Travelling northwards from Wanaka, State Highway 6 runs to the settlement of Lake Hawea, at the southern end of a lake of the same name. The highway follows the Lake Hawea, which can be seen to the right for some distance, until it then turns approximately westwards towards Lake Wanaka. The highway then follows lake Wanaka for some distance, this time with lake views to the left (still driving northwards). The highway then passes the settlement of Makarora and as mentioned earlier, runs through Mount Aspiring National Park. Mount Aspiring National Park has World Heritage status as part of the Southwest New Zealand World Heritage Area, which runs from Mount Cook down to the southern tip of Fiordland. The National Park is some 3,500km² (1,350 square miles) in area and its scenery includes snow-capped mountains, glaciers, bare rock faces, forested valleys and river flats. Popular with walkers and hikers, exploring on foot can entail anything from a short (and usually well laid out by the Department of Conservation) walk from the roadside to much longer off-road walking tracks. Not all of the park is readily accessible though; the Olvine Wilderness Area, which forms the heart of the park, is kept in an underdeveloped state for wilderness recreation and has no tracks. At a height of 3,027m (9,931 feet), Mount Aspiring itself is pyramidal in shape and consequently often referred to as New Zealand's 'Matterhorn'. The park is also known for its birdlife, with some 51 species which include 38 which are native.

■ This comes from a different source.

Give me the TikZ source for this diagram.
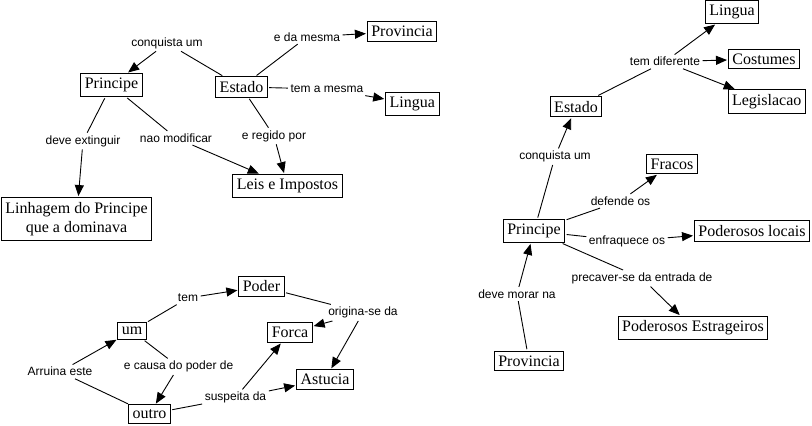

The three photos above were taken at a stop along the highway in Mount Aspiring National Park at Fantail Falls. Here is a 23m waterfall, which drops into the clear waters of the Haast River. The waterfalls lookout is easily accessed via a 10-minute return walk from a car park by the side of the road. The path takes the visitor to the opposite side of the river from the falls themselves, although they are easily viewed from here. However, it is possible to cross the river to the falls, with care, and walk right up to their base. A little bit further along the highway, the route passes through The Gates of Haast. Here, the road runs over a bridge where the Haast River thunders down a steep-sided gorge, carpeted with boulders.

The photo above shows the Haast River, named after Julius von Haast. After running straight through the north-eastern section of Mount Aspiring National Park, State Highway 6 takes a turn and continues to follow the river on its left bank in the direction of Haast Village. The river is responsible for draining the western watershed of the Haast Pass and is 100km long. Grassy flats on its lower reaches are used by farmers for grazing by their cattle. The water may typically contain glacial silt which is brought down from the glaciers of the Southern Alps.

Just after the turnoff to Haast Village, and near the coast, where the Haast River empties into the Tasman Sea, State Highway 6 crosses a long single lane bridge over the river (shown in the photo above). The bridge is 737m (2,418 feet) long and is the longest single-lane bridge in New Zealand, and the 7th longest bridge in the country overall. Single-lane bridges are a common sight in these parts and can easily be transported along two lane roads, to where they are needed. After crossing the bridge, State Highway 6 then continues towards the nearby West Coast, where it then heads in a north-easterly direction, following close to the shores of the Tasman Sea.

The final photos above taken along this particular section of State Highway 6 were taken at sunset at Knights Point Lookout. A perfect spot for an overnight stay in the campervan, Knights Point overlooks the Tasman Sea on the islands West Coast. From here, it is possible to see Arnott Point which is a resting area for New Zealand fur seals and sometimes elephant seals. As well as offering a stunning scenic view, this particular spot has a historic significance with respect to the development of South Island's infrastructure. During the 1950's, a major project was underway for the construction of a road from the South Island's east coast, across Haast Pass and up the west coast to join the road that terminated at Ross. One construction crew followed the road building along the route followed on this webpage, namely to the Haast River and on to the West Coast via the newly built bridge, described above. A second construction crew paved the way for the new road from Ross southwards. It was here at Knights Point, the two teams met, thus completing the road. It was hoped by officials from the Ministry of Works to name this spot after one of their senior officials. However, the construction crew beat them to it and had already named it Knights Point, after not a person, but the surveyor's dog. The official opening of the last section of the highway was in November 1965. During the visit featured here, the lookout point entailed a car park and viewing area, although today, an obelisk monument here celebrates the completion of the highway that connects Westland with Otago.

There are several other places worth stopping off along the route described on this webpage, including Makarora Gorge, Mount Brewster (a popular camping and climbing spot) and the 30m (98 foot) Thunder Creek Falls (along a short forest track from the highway), but like much of this incredible landscape, it's all a question of available time. One thing can be certain though, with the beautifully laid out walks maintained by New Zealand's Department of Conservation and the multitude of picnic sites, by stopping off at different places, another trip would be equally as enjoyable.